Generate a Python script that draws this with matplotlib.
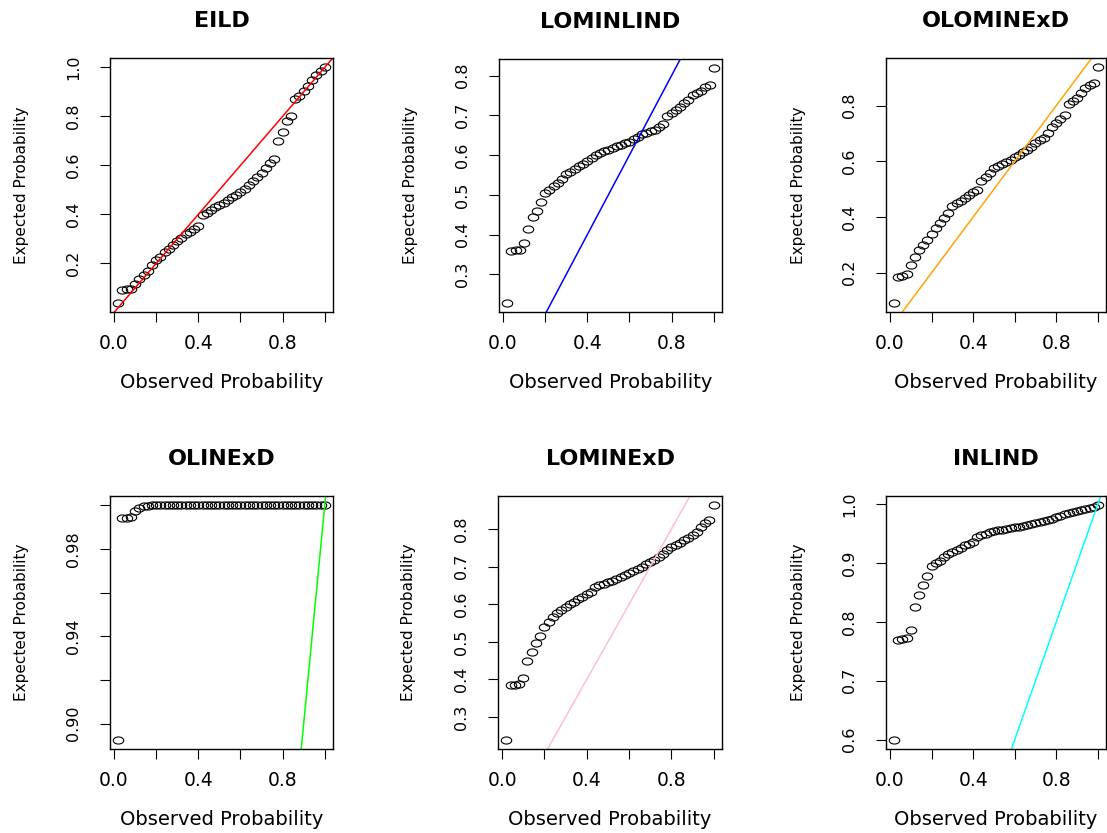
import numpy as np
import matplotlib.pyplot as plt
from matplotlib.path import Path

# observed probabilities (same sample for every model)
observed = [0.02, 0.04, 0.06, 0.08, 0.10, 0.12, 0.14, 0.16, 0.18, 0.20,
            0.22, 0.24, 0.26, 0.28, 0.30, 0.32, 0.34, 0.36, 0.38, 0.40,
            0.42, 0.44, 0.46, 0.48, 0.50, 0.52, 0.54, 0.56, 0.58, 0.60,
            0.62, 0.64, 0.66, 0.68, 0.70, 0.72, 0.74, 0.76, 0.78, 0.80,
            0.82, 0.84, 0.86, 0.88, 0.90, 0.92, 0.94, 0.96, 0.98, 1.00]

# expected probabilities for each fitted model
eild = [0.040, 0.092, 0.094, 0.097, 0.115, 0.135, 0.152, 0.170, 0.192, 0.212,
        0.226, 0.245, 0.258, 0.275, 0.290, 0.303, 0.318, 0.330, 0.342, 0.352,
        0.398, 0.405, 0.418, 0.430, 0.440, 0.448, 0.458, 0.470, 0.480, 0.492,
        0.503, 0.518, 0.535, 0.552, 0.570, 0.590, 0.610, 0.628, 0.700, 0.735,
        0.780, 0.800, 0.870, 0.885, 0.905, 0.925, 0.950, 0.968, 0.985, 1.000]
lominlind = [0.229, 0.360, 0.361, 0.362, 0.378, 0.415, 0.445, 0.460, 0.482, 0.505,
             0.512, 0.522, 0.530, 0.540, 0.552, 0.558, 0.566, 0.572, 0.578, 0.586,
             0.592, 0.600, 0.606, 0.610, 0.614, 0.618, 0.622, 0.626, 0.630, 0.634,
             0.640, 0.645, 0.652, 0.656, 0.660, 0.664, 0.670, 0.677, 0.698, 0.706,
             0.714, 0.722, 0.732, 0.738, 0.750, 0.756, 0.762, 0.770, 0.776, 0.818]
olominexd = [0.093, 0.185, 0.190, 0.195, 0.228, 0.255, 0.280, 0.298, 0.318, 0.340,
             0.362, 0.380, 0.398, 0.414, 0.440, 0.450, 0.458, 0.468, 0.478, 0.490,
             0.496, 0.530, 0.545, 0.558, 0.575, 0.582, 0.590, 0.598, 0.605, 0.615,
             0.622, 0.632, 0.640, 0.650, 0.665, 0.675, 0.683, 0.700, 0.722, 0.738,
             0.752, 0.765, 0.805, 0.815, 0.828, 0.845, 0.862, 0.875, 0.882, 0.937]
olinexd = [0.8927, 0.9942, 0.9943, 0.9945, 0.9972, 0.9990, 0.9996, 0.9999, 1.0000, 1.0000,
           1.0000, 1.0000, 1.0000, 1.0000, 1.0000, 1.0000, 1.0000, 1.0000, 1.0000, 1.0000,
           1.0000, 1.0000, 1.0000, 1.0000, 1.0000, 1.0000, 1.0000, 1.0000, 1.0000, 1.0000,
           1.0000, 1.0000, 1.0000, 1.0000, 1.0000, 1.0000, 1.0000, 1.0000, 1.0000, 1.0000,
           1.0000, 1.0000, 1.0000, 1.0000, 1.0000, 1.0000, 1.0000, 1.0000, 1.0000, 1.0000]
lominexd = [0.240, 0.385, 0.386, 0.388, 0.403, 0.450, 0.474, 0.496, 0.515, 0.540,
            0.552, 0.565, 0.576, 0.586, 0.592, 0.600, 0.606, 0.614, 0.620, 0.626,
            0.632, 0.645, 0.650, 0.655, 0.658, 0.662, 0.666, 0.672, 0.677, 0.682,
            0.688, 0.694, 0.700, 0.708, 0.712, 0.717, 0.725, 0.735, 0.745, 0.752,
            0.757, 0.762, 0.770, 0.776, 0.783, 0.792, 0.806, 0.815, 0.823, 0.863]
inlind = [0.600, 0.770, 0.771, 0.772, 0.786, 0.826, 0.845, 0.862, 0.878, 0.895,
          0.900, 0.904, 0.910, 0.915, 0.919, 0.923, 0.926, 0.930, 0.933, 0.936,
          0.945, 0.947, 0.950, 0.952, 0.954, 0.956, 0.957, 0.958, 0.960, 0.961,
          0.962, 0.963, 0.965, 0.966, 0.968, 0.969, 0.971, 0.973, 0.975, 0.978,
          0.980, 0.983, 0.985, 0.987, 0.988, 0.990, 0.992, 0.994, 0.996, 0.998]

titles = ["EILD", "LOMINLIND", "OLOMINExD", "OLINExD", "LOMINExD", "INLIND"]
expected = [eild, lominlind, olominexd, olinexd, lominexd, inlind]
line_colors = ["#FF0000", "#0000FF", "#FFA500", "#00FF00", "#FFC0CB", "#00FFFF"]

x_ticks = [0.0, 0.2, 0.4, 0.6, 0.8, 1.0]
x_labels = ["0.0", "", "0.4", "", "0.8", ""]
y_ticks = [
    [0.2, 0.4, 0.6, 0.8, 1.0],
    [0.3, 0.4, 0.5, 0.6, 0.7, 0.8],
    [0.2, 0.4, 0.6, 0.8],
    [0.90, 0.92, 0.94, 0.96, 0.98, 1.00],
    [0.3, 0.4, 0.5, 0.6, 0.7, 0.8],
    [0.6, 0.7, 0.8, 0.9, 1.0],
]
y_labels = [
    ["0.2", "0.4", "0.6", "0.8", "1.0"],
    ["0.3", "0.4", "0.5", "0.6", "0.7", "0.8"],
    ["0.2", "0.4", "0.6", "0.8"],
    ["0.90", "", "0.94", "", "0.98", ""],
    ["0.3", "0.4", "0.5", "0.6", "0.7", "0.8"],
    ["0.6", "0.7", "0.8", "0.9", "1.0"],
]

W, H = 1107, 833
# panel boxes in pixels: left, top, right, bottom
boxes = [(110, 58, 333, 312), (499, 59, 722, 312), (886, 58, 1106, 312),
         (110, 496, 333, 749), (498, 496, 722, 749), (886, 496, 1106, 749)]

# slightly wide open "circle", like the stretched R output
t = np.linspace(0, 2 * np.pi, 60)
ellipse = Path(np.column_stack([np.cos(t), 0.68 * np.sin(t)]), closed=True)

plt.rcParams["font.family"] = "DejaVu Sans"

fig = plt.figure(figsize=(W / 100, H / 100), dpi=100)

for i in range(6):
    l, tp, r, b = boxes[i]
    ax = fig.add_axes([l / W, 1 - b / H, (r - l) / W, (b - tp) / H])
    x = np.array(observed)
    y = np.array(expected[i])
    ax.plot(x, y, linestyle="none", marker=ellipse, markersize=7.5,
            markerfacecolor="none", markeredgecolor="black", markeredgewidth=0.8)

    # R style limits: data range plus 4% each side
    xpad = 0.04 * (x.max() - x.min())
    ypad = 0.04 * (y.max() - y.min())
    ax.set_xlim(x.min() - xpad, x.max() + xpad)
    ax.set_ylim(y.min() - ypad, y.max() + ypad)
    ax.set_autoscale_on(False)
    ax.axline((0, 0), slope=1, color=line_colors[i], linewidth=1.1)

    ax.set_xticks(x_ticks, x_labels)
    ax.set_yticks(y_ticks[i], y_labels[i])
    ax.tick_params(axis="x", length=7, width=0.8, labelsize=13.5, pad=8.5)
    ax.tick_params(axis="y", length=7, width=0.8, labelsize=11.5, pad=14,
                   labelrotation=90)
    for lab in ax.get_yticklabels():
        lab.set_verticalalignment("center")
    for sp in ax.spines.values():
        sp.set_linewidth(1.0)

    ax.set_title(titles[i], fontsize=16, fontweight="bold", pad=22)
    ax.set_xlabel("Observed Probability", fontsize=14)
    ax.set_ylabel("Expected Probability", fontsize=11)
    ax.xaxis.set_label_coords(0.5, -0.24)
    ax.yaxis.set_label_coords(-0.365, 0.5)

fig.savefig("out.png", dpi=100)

Task prompt:
Copy nothing but the lines from the top of the material through the line holding "from matplotlib.path import Path", exactly as written; omit pictures.

Result of this task:
Generate a Python script that draws this with matplotlib.
import numpy as np
import matplotlib.pyplot as plt
from matplotlib.path import Path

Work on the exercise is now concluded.